NIST Overwhelmed: NVD Changes Prioritization Amidst Exploding Vulnerability Submissions
The **National Institute of Standards and Technology (NIST)** is altering its approach to managing cybersecurity vulnerabilities within the **National Vulnerability Database (NVD)**. Citing an exponential increase in bug submissions, NIST will now prioritize vulnerabilities based on exploitability and criticality, potentially leaving a backlog of unanalyzed CVEs.
## NIST Announces Changes to Vulnerability Tracking System
**NIST** has announced significant changes to the way it tracks cybersecurity vulnerabilities, acknowledging that the number of bug submissions is growing at an unsustainable rate. This shift will impact how vulnerabilities are categorized and enriched within the widely-used **NVD**.
The agency will now focus its resources on vulnerabilities that meet specific criteria, marking a departure from its previous mission to categorize every **CVE** (Common Vulnerabilities and Exposures). This decision comes as the agency struggles to keep pace with the increasing volume of submissions. According to a statement released by **NIST**, submissions in the first three months of 2026 are nearly one-third higher than the same period last year, despite a 45% increase in CVE enrichment in 2025.

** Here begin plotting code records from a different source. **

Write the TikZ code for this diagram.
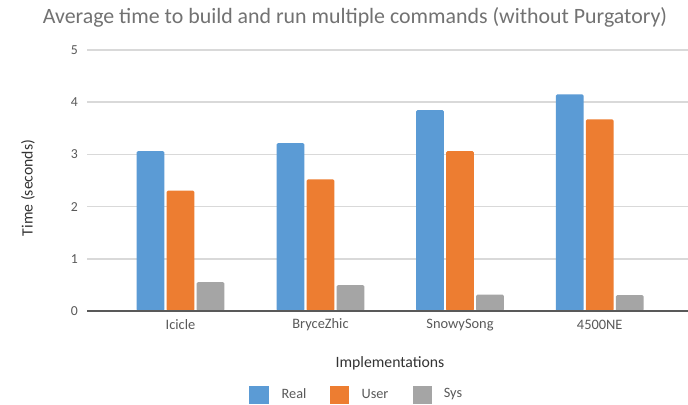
\documentclass[tikz,border=0pt]{standalone}
\usepackage{fontspec}
\setmainfont{Carlito}
\usetikzlibrary{positioning}
\definecolor{realblue}{HTML}{5B9BD5}
\definecolor{userorange}{HTML}{ED7D31}
\definecolor{sysgray}{HTML}{A5A5A5}
\definecolor{gridgray}{HTML}{D9D9D9}
\definecolor{textgray}{HTML}{595959}

\begin{document}
\begin{tikzpicture}[
  x=0.75pt, y=-0.75pt,
  grid/.style={draw=gridgray, line width=1.3pt},
  axisline/.style={draw=textgray, line width=1.5pt},
  real/.style={fill=realblue, rounded corners=1pt},
  user/.style={fill=userorange, rounded corners=1pt},
  sys/.style={fill=sysgray, rounded corners=1pt},
  tick/.style={text=textgray, font=\fontsize{10.3}{12}\selectfont, anchor=east, inner sep=0pt},
  catlabel/.style={text=textgray, font=\fontsize{10.8}{13}\selectfont, inner sep=0pt},
  title/.style={text=textgray!85, font=\fontsize{16.4}{19}\selectfont, inner sep=0pt},
  axistitle/.style={text=black!80, font=\fontsize{11.8}{14}\selectfont, inner sep=0pt},
  legtext/.style={text=textgray, font=\fontsize{10.7}{13}\selectfont, inner sep=0pt}
]
  \useasboundingbox (0,0) rectangle (688,404);
  \fill[white] (0,0) rectangle (688,404);

  % title
  \node[title] (title) at (355,17) {Average time to build and run multiple commands (without Purgatory)};

  % grid
  \draw[grid] (87,50) -- (688,50);
  \draw[grid] (87,102.2) -- (688,102.2);
  \draw[grid] (87,154.4) -- (688,154.4);
  \draw[grid] (87,206.6) -- (688,206.6);
  \draw[grid] (87,258.8) -- (688,258.8);

  % ticks
  \node[tick] (t5) at (78,50) {5};
  \node[tick] (t4) at (78,102.2) {4};
  \node[tick] (t3) at (78,154.4) {3};
  \node[tick] (t2) at (78,206.6) {2};
  \node[tick] (t1) at (78,258.8) {1};
  \node[tick] (t0) at (78,311) {0};

  % bars
  \fill[real] (136.7,311) rectangle (164.3,151);
  \fill[user] (166.7,311) rectangle (194.3,190.7);
  \fill[sys]  (196.7,311) rectangle (224.3,282);

  \fill[real] (276.7,311) rectangle (304.3,143);
  \fill[user] (306.7,311) rectangle (334.3,179.3);
  \fill[sys]  (336.7,311) rectangle (364.3,285);

  \fill[real] (416.2,311) rectangle (443.8,110);
  \fill[user] (446.2,311) rectangle (473.8,151);
  \fill[sys]  (476.2,311) rectangle (503.8,294.7);

  \fill[real] (555.9,311) rectangle (583.5,94.3);
  \fill[user] (585.9,311) rectangle (613.5,119.3);
  \fill[sys]  (615.9,311) rectangle (643.5,295);

  \draw[axisline] (87,311) -- (688,311);

  % categories
  \node[catlabel] (icicle) at (180.5,325) {Icicle};
  \node[catlabel] (bryce) at (320.5,325) {BryceZhic};
  \node[catlabel] (snowy) at (460,325) {SnowySong};
  \node[catlabel] (ne) at (599.7,325) {4500NE};

  % axis titles
  \node[axistitle] (xtitle) at (390,363) {Implementations};
  \node[axistitle, rotate=90] (ytitle) at (28,188) {Time (seconds)};

  % legend
  \fill[realblue] (249.3,386) rectangle (268.7,404);
  \node[legtext] (lreal) at (294,394) {Real};
  \fill[userorange] (330,386) rectangle (349.3,404);
  \node[legtext] (luser) at (375,394) {User};
  \fill[sysgray] (413.3,386) rectangle (431.7,404);
  \node[legtext] (lsys) at (453,394) {Sys};
\end{tikzpicture}
\end{document}
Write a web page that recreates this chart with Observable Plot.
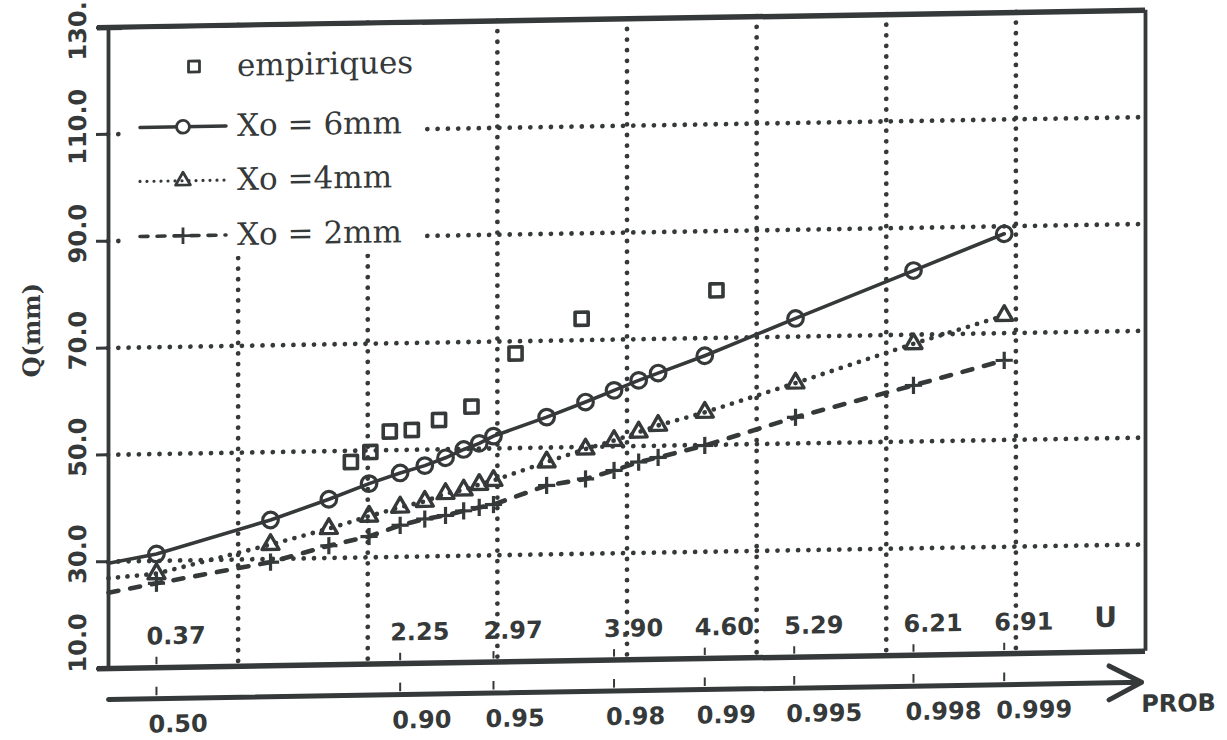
<!DOCTYPE html>
<html>
<head>
<meta charset="utf-8">
<script src="https://cdn.jsdelivr.net/npm/d3@7"></script>
<script src="https://cdn.jsdelivr.net/npm/@observablehq/plot@0.6"></script>
<style>
  html, body { margin: 0; padding: 0; background: #fff; }
  #fig {
    position: relative; width: 1227px; height: 740px; overflow: hidden; background: #fff;
    transform: skewY(-0.95deg); transform-origin: 108px 0;
  }
  #fig > svg { position: absolute; left: 0; top: 0; }
  #legend { position: absolute; left: 122px; top: 30px; width: 300px; height: 228px; background: #fff; }
</style>
</head>
<body>
<div id="fig"></div>
<script>
const ink = "#363939";

// Gumbel reduced variate u at the probability ticks, and their labels
const uTicks = [0.37, 2.25, 2.97, 3.90, 4.60, 5.29, 6.21, 6.91];
const uTickLabels = ["0.37", "2.25", "2.97", "3.90", "4.60", "5.29", "6.21", "6.91"];
const probLabels = ["0.50", "0.90", "0.95", "0.98", "0.99", "0.995", "0.998", "0.999"];

// grid and Q axis
const uGrid = [1, 2, 3, 4, 5, 6, 7];
const qGrid = [30, 50, 70, 90, 110];
const qTicks = [10, 30, 50, 70, 90, 110, 130];
const qTickLabels = ["10.0", "30.0", "50.0", "70.0", "90.0", "110.0", "130."];

// fitted quantiles Q(mm) for each Xo; the first entry is where a curve meets u = 0 (no marker there)
const uFit = [0, 0.37, 1.25, 1.70, 2.01, 2.25, 2.44, 2.60, 2.74, 2.86, 2.97, 3.38, 3.68, 3.90, 4.09, 4.24, 4.60, 5.30, 6.21, 6.91];
const qX6 = [29.7, 31.3, 37.3, 41.0, 43.8, 45.7, 47.0, 48.4, 49.9, 51.0, 52.3, 55.7, 58.4, 60.5, 62.3, 63.6, 66.7, 73.4, 82.0, 88.6];
const qX4 = [26.9, 27.6, 32.7, 35.5, 37.7, 39.3, 40.3, 41.7, 42.3, 43.3, 44.0, 47.3, 49.6, 51.1, 52.6, 53.8, 56.1, 61.3, 68.3, 73.3];
const qX2 = [24.2, 25.8, 29.4, 32.3, 33.9, 35.9, 37.0, 37.6, 38.4, 39.0, 39.5, 42.9, 44.0, 45.5, 47.0, 47.8, 49.9, 54.9, 60.5, 64.9];

// empirical (observed) values
const uEmp = [1.87, 2.02, 2.17, 2.34, 2.55, 2.80, 3.14, 3.65, 4.69];
const qEmp = [47.9, 49.7, 53.5, 53.7, 55.5, 57.9, 67.7, 74.0, 78.9];

// extent of the probability axis drawn under the frame (in u)
const probAxisFrom = 0, probAxisTo = 7.97;

const fit = (q) => uFit.map((u, i) => ({u, q: q[i], i}));
const marked = (rows) => rows.filter((d) => d.i > 0);
const emp = uEmp.map((u, i) => ({u, q: qEmp[i]}));
const qLabel = (d) => qTickLabels[qTicks.indexOf(d)];
const qMin = qTicks[0], qMax = qTicks[qTicks.length - 1];

const sans = "'DejaVu Sans', sans-serif";
const serif = "'DejaVu Serif', serif";
const dotGrid = {stroke: ink, strokeWidth: 4.8, strokeLinecap: "round", shapeRendering: "geometricPrecision"};
const dottedLine = {stroke: ink, strokeWidth: 4.8, strokeDasharray: "0,9.5", strokeLinecap: "round"};
const dashedLine = {stroke: ink, strokeWidth: 4.6, strokeDasharray: "10,12", strokeLinecap: "round"};
const labelText = {fill: ink, fontFamily: sans, fontWeight: "bold", fontSize: 24, lineAnchor: "middle"};
const qLabelText = {y: (d) => d, text: qLabel, frameAnchor: "left", textAnchor: "middle", dx: -30, rotate: -90, ...labelText};

const chart = Plot.plot({
  width: 1227,
  height: 740,
  marginLeft: 108,
  marginRight: 82,
  marginTop: 27,
  marginBottom: 72,
  x: {domain: [0, 8], axis: null},
  y: {domain: [qMin, qMax], axis: null},
  style: {background: "transparent", overflow: "visible", fontFamily: sans},
  marks: [
    // dotted grid
    Plot.ruleX(uGrid, {...dotGrid, strokeDasharray: "0,10.6"}),
    Plot.ruleY(qGrid, {...dotGrid, strokeDasharray: "0,10.3"}),

    // frame
    Plot.ruleY([qMin, qMax], {stroke: ink, strokeWidth: 5.5, insetLeft: -11}),
    Plot.ruleX([0, 8], {stroke: ink, strokeWidth: 3.8}),

    // Q axis: end labels are pulled inside the frame height
    Plot.axisY({ticks: qTicks, tickSize: 12, tickFormat: () => "", label: null, stroke: ink, strokeWidth: 3}),
    Plot.text(qGrid, {...qLabelText, dy: -8}),
    Plot.text([qMin], {...qLabelText, dy: -26}),
    Plot.text([qMax], {...qLabelText, dy: 3}),
    Plot.text(["Q(mm)"], {frameAnchor: "left", textAnchor: "middle", lineAnchor: "middle", dx: -76, dy: -19, rotate: -90, fill: ink, fontFamily: serif, fontWeight: "bold", fontSize: 24}),

    // u labels inside the frame
    Plot.ruleX(uTicks, {y1: qMin, y2: qMin + 1.4, dy: -3, stroke: ink, strokeWidth: 2}),
    Plot.text(uTickLabels, {x: (d, i) => uTicks[i], frameAnchor: "bottom", dy: -31, dx: -10, textAnchor: "start", ...labelText}),
    Plot.text(["U"], {frameAnchor: "bottom-right", textAnchor: "middle", dx: -40, dy: -34, ...labelText, fontSize: 28}),

    // probability axis
    Plot.arrow([0], {x1: () => probAxisFrom, x2: () => probAxisTo, y1: () => qMin, y2: () => qMin, dy: 31, stroke: ink, strokeWidth: 5, headLength: 11, headAngle: 55}),
    Plot.ruleX(uTicks, {y1: qMin, y2: qMin + 1.6, dy: 28, stroke: ink, strokeWidth: 2}),
    Plot.text(probLabels, {x: (d, i) => uTicks[i], frameAnchor: "bottom", dy: 57, dx: -8, textAnchor: "start", ...labelText}),
    Plot.text(["PROB"], {frameAnchor: "bottom-right", textAnchor: "middle", dx: 33, dy: 53, ...labelText}),

    // fitted curves
    Plot.line(fit(qX6), {x: "u", y: "q", stroke: ink, strokeWidth: 3.6}),
    Plot.line(fit(qX4), {x: "u", y: "q", ...dottedLine}),
    Plot.line(fit(qX2), {x: "u", y: "q", ...dashedLine}),
    Plot.dot(marked(fit(qX6)), {x: "u", y: "q", symbol: "circle", r: 7.8, fill: "none", stroke: ink, strokeWidth: 3.2}),
    Plot.dot(marked(fit(qX4)), {x: "u", y: "q", symbol: "triangle", r: 6.3, fill: "none", stroke: ink, strokeWidth: 3.4, strokeLinejoin: "round"}),
    Plot.dot(marked(fit(qX2)), {x: "u", y: "q", symbol: "plus", r: 5.6, fill: "none", stroke: ink, strokeWidth: 3.2}),

    // empirical values
    Plot.dot(emp, {x: "u", y: "q", symbol: "square", r: 7.4, fill: "none", stroke: ink, strokeWidth: 3.6, strokeLinejoin: "round"})
  ]
});

const fig = document.getElementById("fig");
fig.appendChild(chart);

// legend block (white box over the upper-left of the grid)
const legendRows = [
  {label: "empiriques", symbol: d3.symbolSquare, size: 120, line: null},
  {label: "Xo = 6mm", symbol: d3.symbolCircle, size: 130, line: {}},
  {label: "Xo =4mm", symbol: d3.symbolTriangle, size: 95, line: {dash: "0,7", width: 3.2}},
  {label: "Xo = 2mm", symbol: d3.symbolPlus, size: 90, line: {dash: "8,9", width: 3.6}}
];
const legend = d3.select(fig).append("div").attr("id", "legend");
const lsvg = legend.append("svg").attr("width", 300).attr("height", 228);
const rowY = [38, 98, 152, 207];
legendRows.forEach((row, i) => {
  const g = lsvg.append("g").attr("transform", `translate(0,${rowY[i]})`);
  if (row.line) {
    g.append("line").attr("x1", 18).attr("x2", 104).attr("y1", 0).attr("y2", 0)
      .attr("stroke", ink).attr("stroke-width", row.line.width || 3.5)
      .attr("stroke-linecap", "round")
      .attr("stroke-dasharray", row.line.dash || null);
  }
  g.append("path").attr("d", d3.symbol(row.symbol, row.size)())
    .attr("transform", `translate(${row.line ? 61 : 72},0)`)
    .attr("fill", row.symbol === d3.symbolCircle ? "white" : "none")
    .attr("stroke", ink).attr("stroke-width", 2.8).attr("stroke-linejoin", "round");
  g.append("text").attr("x", 115).attr("y", 10).text(row.label)
    .attr("fill", ink).attr("font-family", serif).attr("font-size", 31);
});
</script>
</body>
</html>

## Prioritization Criteria
Under the new policy, **NIST** will only enrich **CVE** records that meet certain thresholds. Specifically, enrichment will be prioritized for:
* **CVE**s listed in the **Cybersecurity and Infrastructure Security Agency's (CISA)** Known Exploited Vulnerabilities Catalog.
* **CVE**s affecting products used by the federal government.
* **CVE**s impacting software deemed "critical".
**NIST** aims to enrich vulnerabilities in the **CISA** catalog within one day of notification. **CVE**s that do not meet these criteria will still be listed but will not receive additional analysis or severity scoring from **NIST**.
## The Backlog Problem
**NIST** has acknowledged an existing backlog of **CVE**s that it has been unable to process due to resource constraints. These backlogged entries, predating March 1, 2026, will be moved to a "Not Scheduled" category and will only be prioritized if they meet the new criteria.
**NIST** will also rely more heavily on severity scores provided by submitters, rather than generating its own scores for all **CVE**s. While acknowledging that the changes "may not catch every potentially high-impact **CVE**," **NIST** maintains that this risk-based approach is necessary to ensure the database remains sustainable and reliable.
## Industry Reaction
Experts like Trey Ford from **Bugcrowd** suggest that **NIST's** changes reflect a broader understanding within the research community: centralizing vulnerability triage at this scale is unsustainable. Ford emphasized that real-world exploitability, determined by human researchers, is the true driver of remediation priority.